MATERIAL —
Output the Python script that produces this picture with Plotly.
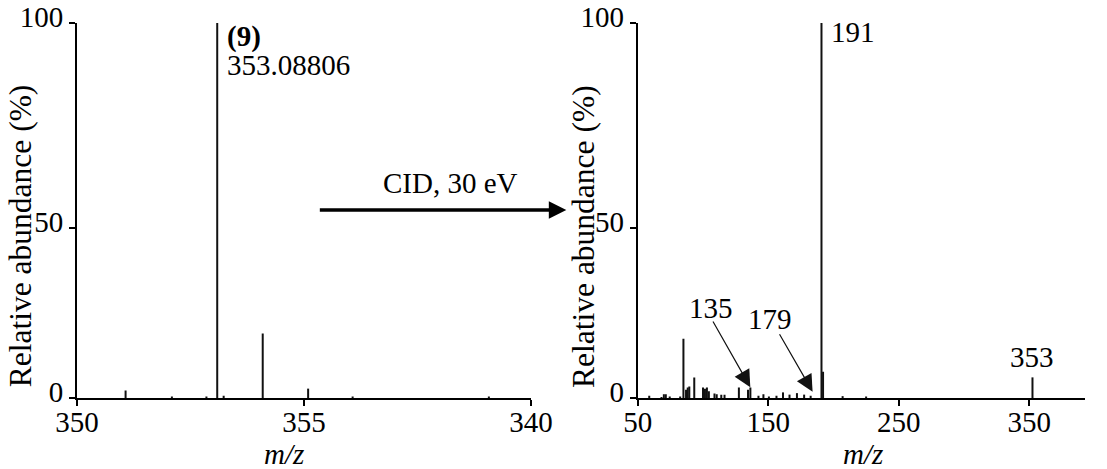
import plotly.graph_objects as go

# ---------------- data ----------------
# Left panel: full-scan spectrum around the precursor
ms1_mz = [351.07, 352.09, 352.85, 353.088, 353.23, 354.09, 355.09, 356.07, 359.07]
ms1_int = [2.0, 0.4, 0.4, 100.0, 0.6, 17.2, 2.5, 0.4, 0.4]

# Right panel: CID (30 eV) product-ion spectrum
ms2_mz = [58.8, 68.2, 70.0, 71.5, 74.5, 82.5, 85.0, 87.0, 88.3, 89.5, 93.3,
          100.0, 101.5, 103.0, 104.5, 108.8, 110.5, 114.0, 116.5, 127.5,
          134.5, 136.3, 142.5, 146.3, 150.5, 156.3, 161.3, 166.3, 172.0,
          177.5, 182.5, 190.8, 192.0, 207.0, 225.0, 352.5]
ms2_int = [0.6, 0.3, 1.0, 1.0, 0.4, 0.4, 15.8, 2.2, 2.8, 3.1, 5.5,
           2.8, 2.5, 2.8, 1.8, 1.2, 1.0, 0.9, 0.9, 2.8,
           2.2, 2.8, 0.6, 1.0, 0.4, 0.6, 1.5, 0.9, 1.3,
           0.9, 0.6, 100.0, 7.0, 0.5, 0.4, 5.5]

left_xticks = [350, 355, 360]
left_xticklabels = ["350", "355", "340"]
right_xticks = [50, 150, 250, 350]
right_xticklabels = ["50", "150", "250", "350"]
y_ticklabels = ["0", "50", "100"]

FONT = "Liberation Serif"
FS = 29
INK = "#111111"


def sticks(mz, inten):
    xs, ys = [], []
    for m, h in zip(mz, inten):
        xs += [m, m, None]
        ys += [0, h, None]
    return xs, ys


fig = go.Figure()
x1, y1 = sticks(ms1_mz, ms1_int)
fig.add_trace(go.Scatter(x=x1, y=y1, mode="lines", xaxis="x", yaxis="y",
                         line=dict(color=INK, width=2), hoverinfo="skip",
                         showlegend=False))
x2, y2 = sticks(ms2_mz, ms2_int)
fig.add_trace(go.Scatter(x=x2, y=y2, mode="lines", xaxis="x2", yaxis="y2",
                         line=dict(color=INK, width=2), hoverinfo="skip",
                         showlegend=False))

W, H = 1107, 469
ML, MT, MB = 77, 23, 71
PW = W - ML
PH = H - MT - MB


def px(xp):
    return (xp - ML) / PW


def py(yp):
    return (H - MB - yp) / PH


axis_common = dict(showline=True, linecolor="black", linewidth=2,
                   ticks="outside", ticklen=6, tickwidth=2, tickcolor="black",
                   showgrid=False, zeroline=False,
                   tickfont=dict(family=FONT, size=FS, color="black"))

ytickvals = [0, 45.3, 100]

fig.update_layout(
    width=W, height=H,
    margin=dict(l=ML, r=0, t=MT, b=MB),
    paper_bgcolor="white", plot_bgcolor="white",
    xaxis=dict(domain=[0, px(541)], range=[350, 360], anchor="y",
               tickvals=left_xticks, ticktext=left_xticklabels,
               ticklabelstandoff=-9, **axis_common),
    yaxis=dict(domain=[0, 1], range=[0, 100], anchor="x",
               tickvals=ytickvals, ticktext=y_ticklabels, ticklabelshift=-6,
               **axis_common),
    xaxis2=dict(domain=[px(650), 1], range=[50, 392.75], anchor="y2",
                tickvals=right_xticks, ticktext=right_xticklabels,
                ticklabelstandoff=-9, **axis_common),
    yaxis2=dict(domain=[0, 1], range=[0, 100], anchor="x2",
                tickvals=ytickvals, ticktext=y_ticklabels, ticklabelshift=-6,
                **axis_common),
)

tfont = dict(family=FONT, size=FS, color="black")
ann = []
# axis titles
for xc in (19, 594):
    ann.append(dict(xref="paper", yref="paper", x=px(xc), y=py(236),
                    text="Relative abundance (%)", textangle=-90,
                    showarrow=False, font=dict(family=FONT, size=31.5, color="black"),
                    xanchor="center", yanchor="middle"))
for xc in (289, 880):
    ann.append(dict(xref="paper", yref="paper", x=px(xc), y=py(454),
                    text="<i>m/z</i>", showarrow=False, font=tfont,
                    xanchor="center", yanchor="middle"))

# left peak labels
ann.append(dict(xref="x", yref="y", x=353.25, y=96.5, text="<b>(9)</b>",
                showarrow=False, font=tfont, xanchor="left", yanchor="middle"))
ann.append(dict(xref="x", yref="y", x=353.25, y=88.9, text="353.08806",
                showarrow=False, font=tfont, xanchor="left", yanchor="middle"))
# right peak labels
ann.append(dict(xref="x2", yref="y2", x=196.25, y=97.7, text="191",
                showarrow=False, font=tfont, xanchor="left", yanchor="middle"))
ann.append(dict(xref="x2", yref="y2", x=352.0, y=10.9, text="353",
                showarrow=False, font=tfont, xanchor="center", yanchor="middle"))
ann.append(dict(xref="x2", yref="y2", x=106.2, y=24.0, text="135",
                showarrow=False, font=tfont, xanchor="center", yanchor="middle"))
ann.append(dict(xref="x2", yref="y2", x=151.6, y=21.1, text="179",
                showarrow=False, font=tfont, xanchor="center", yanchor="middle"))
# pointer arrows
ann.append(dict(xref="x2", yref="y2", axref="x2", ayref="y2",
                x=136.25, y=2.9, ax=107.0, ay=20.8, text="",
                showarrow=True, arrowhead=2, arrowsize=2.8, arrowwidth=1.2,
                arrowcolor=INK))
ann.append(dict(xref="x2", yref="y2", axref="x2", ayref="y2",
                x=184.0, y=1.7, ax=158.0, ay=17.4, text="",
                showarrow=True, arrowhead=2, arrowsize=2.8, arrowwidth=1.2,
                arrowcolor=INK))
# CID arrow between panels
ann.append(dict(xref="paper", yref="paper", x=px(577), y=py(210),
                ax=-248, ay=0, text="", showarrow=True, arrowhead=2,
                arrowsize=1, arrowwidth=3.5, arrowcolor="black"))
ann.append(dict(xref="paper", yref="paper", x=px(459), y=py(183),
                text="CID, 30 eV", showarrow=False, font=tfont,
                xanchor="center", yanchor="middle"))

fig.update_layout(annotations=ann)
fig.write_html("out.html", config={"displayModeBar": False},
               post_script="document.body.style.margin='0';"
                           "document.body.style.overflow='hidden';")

WRITTEN EXERCISE — Reproduce every line precisely as given, omitting all pictures.

FINISHED EXERCISE —
Output the Python script that produces this picture with Plotly.
import plotly.graph_objects as go

# ---------------- data ----------------
# Left panel: full-scan spectrum around the precursor
ms1_mz = [351.07, 352.09, 352.85, 353.088, 353.23, 354.09, 355.09, 356.07, 359.07]
ms1_int = [2.0, 0.4, 0.4, 100.0, 0.6, 17.2, 2.5, 0.4, 0.4]

# Right panel: CID (30 eV) product-ion spectrum
ms2_mz = [58.8, 68.2, 70.0, 71.5, 74.5, 82.5, 85.0, 87.0, 88.3, 89.5, 93.3,
          100.0, 101.5, 103.0, 104.5, 108.8, 110.5, 114.0, 116.5, 127.5,
          134.5, 136.3, 142.5, 146.3, 150.5, 156.3, 161.3, 166.3, 172.0,
          177.5, 182.5, 190.8, 192.0, 207.0, 225.0, 352.5]
ms2_int = [0.6, 0.3, 1.0, 1.0, 0.4, 0.4, 15.8, 2.2, 2.8, 3.1, 5.5,
           2.8, 2.5, 2.8, 1.8, 1.2, 1.0, 0.9, 0.9, 2.8,
           2.2, 2.8, 0.6, 1.0, 0.4, 0.6, 1.5, 0.9, 1.3,
           0.9, 0.6, 100.0, 7.0, 0.5, 0.4, 5.5]

left_xticks = [350, 355, 360]
left_xticklabels = ["350", "355", "340"]
right_xticks = [50, 150, 250, 350]
right_xticklabels = ["50", "150", "250", "350"]
y_ticklabels = ["0", "50", "100"]

FONT = "Liberation Serif"
FS = 29
INK = "#111111"


def sticks(mz, inten):
    xs, ys = [], []
    for m, h in zip(mz, inten):
        xs += [m, m, None]
        ys += [0, h, None]
    return xs, ys


fig = go.Figure()
x1, y1 = sticks(ms1_mz, ms1_int)
fig.add_trace(go.Scatter(x=x1, y=y1, mode="lines", xaxis="x", yaxis="y",
                         line=dict(color=INK, width=2), hoverinfo="skip",
                         showlegend=False))
x2, y2 = sticks(ms2_mz, ms2_int)
fig.add_trace(go.Scatter(x=x2, y=y2, mode="lines", xaxis="x2", yaxis="y2",
                         line=dict(color=INK, width=2), hoverinfo="skip",
                         showlegend=False))

W, H = 1107, 469
ML, MT, MB = 77, 23, 71
PW = W - ML
PH = H - MT - MB


def px(xp):
    return (xp - ML) / PW


def py(yp):
    return (H - MB - yp) / PH


axis_common = dict(showline=True, linecolor="black", linewidth=2,
                   ticks="outside", ticklen=6, tickwidth=2, tickcolor="black",
                   showgrid=False, zeroline=False,
                   tickfont=dict(family=FONT, size=FS, color="black"))

ytickvals = [0, 45.3, 100]

fig.update_layout(
    width=W, height=H,
    margin=dict(l=ML, r=0, t=MT, b=MB),
    paper_bgcolor="white", plot_bgcolor="white",
    xaxis=dict(domain=[0, px(541)], range=[350, 360], anchor="y",
               tickvals=left_xticks, ticktext=left_xticklabels,
               ticklabelstandoff=-9, **axis_common),
    yaxis=dict(domain=[0, 1], range=[0, 100], anchor="x",
               tickvals=ytickvals, ticktext=y_ticklabels, ticklabelshift=-6,
               **axis_common),
    xaxis2=dict(domain=[px(650), 1], range=[50, 392.75], anchor="y2",
                tickvals=right_xticks, ticktext=right_xticklabels,
                ticklabelstandoff=-9, **axis_common),
    yaxis2=dict(domain=[0, 1], range=[0, 100], anchor="x2",
                tickvals=ytickvals, ticktext=y_ticklabels, ticklabelshift=-6,
                **axis_common),
)

tfont = dict(family=FONT, size=FS, color="black")
ann = []
# axis titles
for xc in (19, 594):
    ann.append(dict(xref="paper", yref="paper", x=px(xc), y=py(236),
                    text="Relative abundance (%)", textangle=-90,
                    showarrow=False, font=dict(family=FONT, size=31.5, color="black"),
                    xanchor="center", yanchor="middle"))
for xc in (289, 880):
    ann.append(dict(xref="paper", yref="paper", x=px(xc), y=py(454),
                    text="<i>m/z</i>", showarrow=False, font=tfont,
                    xanchor="center", yanchor="middle"))

# left peak labels
ann.append(dict(xref="x", yref="y", x=353.25, y=96.5, text="<b>(9)</b>",
                showarrow=False, font=tfont, xanchor="left", yanchor="middle"))
ann.append(dict(xref="x", yref="y", x=353.25, y=88.9, text="353.08806",
                showarrow=False, font=tfont, xanchor="left", yanchor="middle"))
# right peak labels
ann.append(dict(xref="x2", yref="y2", x=196.25, y=97.7, text="191",
                showarrow=False, font=tfont, xanchor="left", yanchor="middle"))
ann.append(dict(xref="x2", yref="y2", x=352.0, y=10.9, text="353",
                showarrow=False, font=tfont, xanchor="center", yanchor="middle"))
ann.append(dict(xref="x2", yref="y2", x=106.2, y=24.0, text="135",
                showarrow=False, font=tfont, xanchor="center", yanchor="middle"))
ann.append(dict(xref="x2", yref="y2", x=151.6, y=21.1, text="179",
                showarrow=False, font=tfont, xanchor="center", yanchor="middle"))
# pointer arrows
ann.append(dict(xref="x2", yref="y2", axref="x2", ayref="y2",
                x=136.25, y=2.9, ax=107.0, ay=20.8, text="",
                showarrow=True, arrowhead=2, arrowsize=2.8, arrowwidth=1.2,
                arrowcolor=INK))
ann.append(dict(xref="x2", yref="y2", axref="x2", ayref="y2",
                x=184.0, y=1.7, ax=158.0, ay=17.4, text="",
                showarrow=True, arrowhead=2, arrowsize=2.8, arrowwidth=1.2,
                arrowcolor=INK))
# CID arrow between panels
ann.append(dict(xref="paper", yref="paper", x=px(577), y=py(210),
                ax=-248, ay=0, text="", showarrow=True, arrowhead=2,
                arrowsize=1, arrowwidth=3.5, arrowcolor="black"))
ann.append(dict(xref="paper", yref="paper", x=px(459), y=py(183),
                text="CID, 30 eV", showarrow=False, font=tfont,
                xanchor="center", yanchor="middle"))

fig.update_layout(annotations=ann)
fig.write_html("out.html", config={"displayModeBar": False},
               post_script="document.body.style.margin='0';"
                           "document.body.style.overflow='hidden';")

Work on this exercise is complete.